Ainsi, le nombre de personnes bénéficiant d’au moins une prestation dans une des branches de la protection sociale en Mauritanie est de 6,6%.

Les résultats par genre fait apparaître une grande disparité entre homme et femme.
En termes de comparaison, le nombre de personnes bénéficiant au moins d’une prestation sociale dans une des branches de la protection sociale est de 45% au niveau mondial, 17,8% sur le plan africain et 6,6% en Mauritanie.

En matière d’allocations familiales (pour les enfants), il est de 34,9% dans le monde, 15,9% en Afrique et 5,1% en Mauritanie.

En matière de pension de retraite, 67,9% en profitent au niveau mondial, 26,9% en Afrique et 16,2% en Mauritanie.

Cheikh Aïdara

REACTIONS

Taleb Khyar Cheikh Maelainine, Programme national des transferts sociaux Tekavoul (Délégation Générale Taazour)

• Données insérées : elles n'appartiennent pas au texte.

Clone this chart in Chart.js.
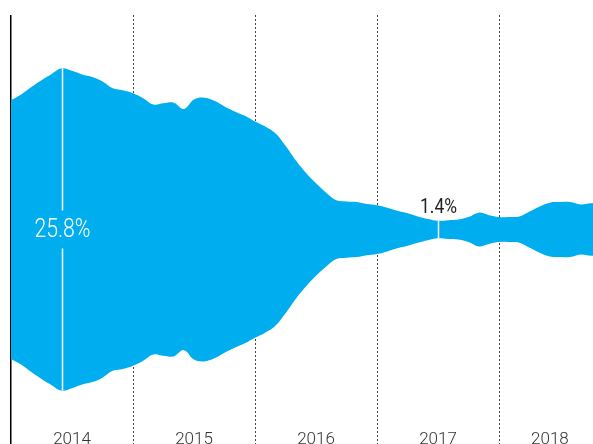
<!DOCTYPE html>
<html>
<head>
<meta charset="utf-8">
<script src="https://cdn.jsdelivr.net/npm/chart.js@4/dist/chart.umd.min.js"></script>
<style>
    html, body { margin: 0; padding: 0; background: #fff; }
    #wrap { width: 593px; height: 444px; }
</style>
</head>
<body>
<div id="wrap"><canvas id="stream" width="593" height="444"></canvas></div>
<script>
// Monthly series starting Jan 2014, width of the stream in %
const startYear = 2014;
const years = ['2014', '2015', '2016', '2017', '2018'];
const widths = [
    20.7, 21.6, 22.8, 23.9, 24.9, 25.8, 25.4, 24.8, 24.4, 23.7, 22.6, 22.3,
    21.8, 21.0, 20.0, 20.2, 20.3, 19.3, 20.8, 21.1, 20.6, 19.7, 18.9, 18.2,
    17.3, 16.5, 15.4, 13.4, 11.1, 9.1, 7.4, 5.9, 4.7, 4.5, 4.4, 4.1,
    3.9, 3.5, 3.0, 2.6, 2.1, 1.7, 1.4, 1.5, 1.6, 2.0, 2.7, 2.3,
    2.0, 2.0, 2.1, 2.9, 3.7, 4.3, 4.4, 4.4, 4.0, 4.2, 4.2
];
// months that get a value callout
const noteMonths = [5, 42];

const FONT = 'Roboto, "DejaVu Sans Condensed", sans-serif';
const BLUE = '#00aeef';

const xs = widths.map((v, i) => startYear + i / 12);
const lastX = xs[xs.length - 1];

// year boundaries get dotted lines, year centres get the labels
const boundaries = years.map(y => +y);
const labelPos = {};
years.forEach(y => {
    const a = +y;
    const b = Math.min(a + 1, lastX);
    labelPos[((a + b) / 2).toFixed(3)] = y;
});

// condensed text: squeeze horizontally around the anchor
function squeezedText(ctx, text, x, y, sx) {
    ctx.save();
    ctx.translate(x, y);
    ctx.scale(sx, 1);
    ctx.fillText(text, 0, 0);
    ctx.restore();
}

const callouts = {
    id: 'callouts',
    afterDatasetsDraw(chart) {
        const { ctx, scales: { x, y } } = chart;
        ctx.save();
        noteMonths.forEach(i => {
            const px = Math.round(x.getPixelForValue(xs[i])) + 0.5;
            const top = y.getPixelForValue(widths[i] / 2);
            const bot = y.getPixelForValue(-widths[i] / 2);
            const mid = y.getPixelForValue(0);
            const text = widths[i].toFixed(1) + '%';
            ctx.strokeStyle = '#fff';
            ctx.lineWidth = 1.5;
            ctx.textAlign = 'center';
            if (bot - top > 80) {
                ctx.beginPath();
                ctx.moveTo(px, top); ctx.lineTo(px, mid - 19);
                ctx.moveTo(px, mid + 19); ctx.lineTo(px, bot);
                ctx.stroke();
                ctx.font = '300 25px ' + FONT;
                ctx.fillStyle = '#fff';
                ctx.textBaseline = 'middle';
                squeezedText(ctx, text, px, mid + 1, 0.85);
            } else {
                ctx.beginPath();
                ctx.moveTo(px, top); ctx.lineTo(px, bot);
                ctx.stroke();
                ctx.font = '400 20.5px ' + FONT;
                ctx.fillStyle = '#222';
                ctx.textBaseline = 'bottom';
                squeezedText(ctx, text, px, top - 3, 0.85);
            }
        });
        ctx.restore();
    }
};

new Chart(document.getElementById('stream'), {
    type: 'line',
    data: {
        datasets: [
            {
                data: xs.map((x, i) => ({ x, y: widths[i] / 2 })),
                backgroundColor: BLUE,
                borderWidth: 0,
                pointRadius: 0,
                tension: 0.4,
                fill: '+1'
            },
            {
                data: xs.map((x, i) => ({ x, y: -widths[i] / 2 })),
                backgroundColor: BLUE,
                borderWidth: 0,
                pointRadius: 0,
                tension: 0.4,
                fill: false
            }
        ]
    },
    options: {
        responsive: false,
        animation: false,
        events: [],
        layout: { padding: { top: 15, left: 11, right: 0, bottom: 0 } },
        plugins: {
            legend: { display: false },
            tooltip: { enabled: false }
        },
        scales: {
            x: {
                type: 'linear',
                // axis sits inside the plot so the dotted lines run to the bottom
                position: { y: -16.05 },
                min: 2014,
                max: 2018.77,
                afterBuildTicks: axis => {
                    const t = boundaries.map(v => ({ value: v }));
                    Object.keys(labelPos).forEach(k => t.push({ value: +k }));
                    axis.ticks = t.sort((a, b) => a.value - b.value);
                },
                border: {
                    display: false,
                    dash: ctx => (ctx.tick && ctx.tick.value === 2014 ? [] : [2, 2])
                },
                grid: {
                    color: ctx => {
                        const v = ctx.tick ? ctx.tick.value : 0;
                        if (v === 2014) return '#000';
                        return boundaries.includes(v) ? '#444' : 'rgba(0,0,0,0)';
                    },
                    lineWidth: ctx => (ctx.tick && ctx.tick.value === 2014 ? 1.5 : 1),
                    drawTicks: false,
                    z: -1
                },
                ticks: {
                    autoSkip: false,
                    maxRotation: 0,
                    padding: 0,
                    color: '#333',
                    font: { family: FONT, size: 17, weight: 300, lineHeight: 1.1 },
                    callback: value => labelPos[value.toFixed(3)] || ''
                }
            },
            y: {
                display: false,
                min: -17.16,
                max: 17.16
            }
        }
    },
    plugins: [callouts]
});
</script>
</body>
</html>
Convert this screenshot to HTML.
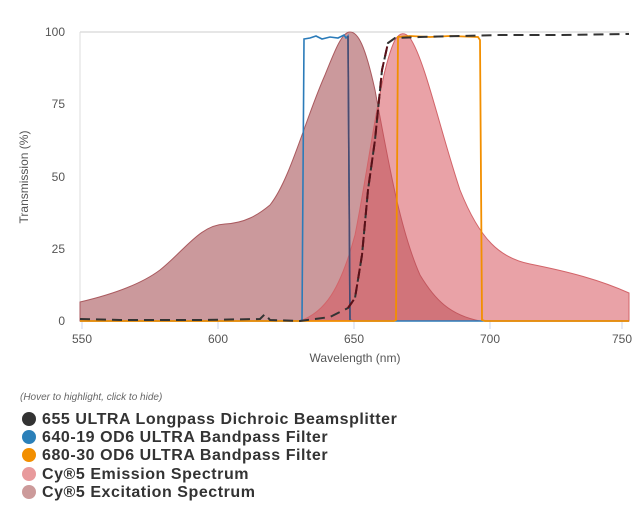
<!DOCTYPE html>
<html><head><meta charset="utf-8"><style>
body{margin:0;background:#fff;width:640px;height:523px;overflow:hidden;font-family:"Liberation Sans",sans-serif}
.lg{position:absolute;left:22px;font-weight:bold;font-size:16px;color:#333;letter-spacing:0.55px;line-height:18px}
.lg i{display:inline-block;width:14px;height:14px;border-radius:50%;vertical-align:-2px;margin-right:6px}
</style></head><body>
<svg width="640" height="380" style="position:absolute;left:0;top:0">
<line x1="80" y1="32" x2="629" y2="32" stroke="#ccc"/>
<line x1="80" y1="32" x2="80" y2="321" stroke="#ddd"/>
<g stroke="#ccd6eb"><line x1="82" y1="321" x2="82" y2="329"/><line x1="218" y1="321" x2="218" y2="329"/><line x1="354" y1="321" x2="354" y2="329"/><line x1="490" y1="321" x2="490" y2="329"/><line x1="622" y1="321" x2="622" y2="329"/></g>
<g font-size="12" fill="#555" text-anchor="end"><text x="65" y="36">100</text><text x="65" y="108">75</text><text x="65" y="181">50</text><text x="65" y="253">25</text><text x="65" y="325">0</text></g>
<g font-size="12" fill="#555" text-anchor="middle"><text x="82" y="343">550</text><text x="218" y="343">600</text><text x="354" y="343">650</text><text x="490" y="343">700</text><text x="622" y="343">750</text><text x="355" y="362">Wavelength (nm)</text></g>
<text transform="translate(28,177) rotate(-90)" font-size="12" fill="#555" text-anchor="middle">Transmission (%)</text>
<path d="M80,302 C110,295 140,285 160,270 C185,250 200,225 225,224 C245,223 258,215 270,205 C290,180 305,120 325,75 C335,50 342,32 350,32 C358,32 365,45 375,90 C388,160 400,230 420,275 C435,300 450,315 480,321 L80,321Z" fill="rgb(160,70,75)" fill-opacity="0.55" stroke="rgb(170,90,95)" stroke-width="1"/>
<path d="M300,321 C325,312 340,290 355,235 C370,160 380,70 395,40 C400,32 405,32 410,38 C425,60 440,130 460,190 C480,240 500,258 530,264 C570,272 600,280 629,293 L629,321Z" fill="rgb(215,85,95)" fill-opacity="0.55" stroke="rgb(210,100,105)" stroke-width="1"/>
<path d="M80,321 L300,321 L302,320 L304,39 L310,38 L316,36 L322,39 L330,37 L338,38 L344,35 L346,38 L348,36 L350,320 L353,321 L629,321" fill="none" stroke="#2b7bb9" stroke-width="1.6"/>
<path d="M350,320 L348,36" fill="none" stroke="#4a4a6e" stroke-width="1.6"/>
<path d="M80,321 L394,321 L396,320 L398,37 L410,36 L430,37 L450,36 L478,37 L480,40 L482,320 L485,321 L629,321" fill="none" stroke="#f28f00" stroke-width="1.8"/>
<path d="M80,319 L120,320 L200,320 L260,319 L265,314 L270,320 L300,321 L330,317 L348,308 L355,298 L362,255 L368,190 L375,140 L382,70 L388,43 L395,38 L420,37 L460,36 L500,35 L560,35 L629,34" fill="none" stroke="#333" stroke-width="2" stroke-dasharray="10,6"/>
<path d="M348,308 L355,298 L362,255 L368,190 L375,140 L382,70 L388,43" fill="none" stroke="#5a1018" stroke-width="2" stroke-dasharray="10,6"/>
</svg>
<div style="position:absolute;left:20px;top:392px;font-size:10px;font-style:italic;color:#666">(Hover to highlight, click to hide)</div>
<div class="lg" style="top:411px"><i style="background:#333"></i>655 ULTRA Longpass Dichroic Beamsplitter</div>
<div class="lg" style="top:429px"><i style="background:#2b80b9"></i>640-19 OD6 ULTRA Bandpass Filter</div>
<div class="lg" style="top:447px"><i style="background:#f28f00"></i>680-30 OD6 ULTRA Bandpass Filter</div>
<div class="lg" style="top:466px"><i style="background:#e89a9c"></i>Cy®5 Emission Spectrum</div>
<div class="lg" style="top:484px"><i style="background:#cc9a9a"></i>Cy®5 Excitation Spectrum</div>
</body></html>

« La protection sociale est une question prioritaire pour le gouvernement mauritanien, surtout en cette période. Nous savons qu’il y a déjà une stratégie nationale pour la protection sociale qui a été approuvée. Maintenant, il s’agit d’opérationnaliser cette stratégie et de la rendre plus efficace. Tout ce que nous suivons maintenant, au cours de cet atelier, comme mesures et action, s’inscrit dans le cadre de cette opérationnalisation de gestion de la stratégie. La couverture sanitaire, la réaction aux chocs, l’appui aux populations vulnérables, aux personnes handicapées…Dans tout cela, l’objectif du gouvernement est d’universaliser la protection sociale. Je pense que d’importants efforts ont été entrepris dernièrement, notamment dans l’extension de cette couverture sanitaire qui a touché tous les ménages en situation d’extrême pauvreté. C’est ce qui a porté le nombre d’assurés en Mauritanie à plus d’un million de personnes, en intégrant les 100.000 ménages les plus pauvres dans le système sanitaire et leur prise en charge par la CNAM, à travers un protocole d’accord signé entre le Ministère de la Santé, la CNAM et Taazour. »

Mamadou Hamady Bâ, Secrétaire exécutif chargé des Affaires économiques et Sociales (UTM)

« Nous pensons, au niveau de l’Union des travailleurs de Mauritanie (UTM), que le premier problème que nous avons aujourd’hui, c’est la révision en profondeur des textes qui régissent la sécurité sociale en Mauritanie. Il s’agit de textes hérités de la colonisation. On est encore régi dans ce domaine par la loi 67-039 du 3 février 1967, alors que nous sommes en 2021. Donc, la sécurité sociale n’a pas évolué ni dans les taux de prestation ni dans le nombre de contributeurs. Vous savez que nous sommes dans un pays dont le tissu économique est très faible et où les entreprises sont de type familiale. La majeure partie des travailleurs sont dans le secteur informel et ils doivent être pris en compte dans le système de la sécurité sociale. Il faut aussi penser à formaliser ce secteur. En ce qui concerne les prestations, le filet de protection sociale n’a pas évolué depuis plus de quarante ans. Ce sont toujours les mêmes prestations et encore très faibles. Je vous donne l’exemple des prestations familiales qui de 1967 à 1982, était de 250 UM par enfant et par mois. A partir de 1982, l’Etat a augmenté cette allocation à 50 UM. Depuis, cette date, elle est de 300 UM par mois, soit 900 UM par trimestre. Moi, père de famille, cette prestation ne m’est pas destiné, mais à mon enfant, pour ses frais de scolarité, ses soins, etc. Dites-moi, ce que 900 UM représente aujourd’hui dans la scolarisation des enfants. Un dialogue social est impératif pour réviser ces textes de la sécurité sociale ».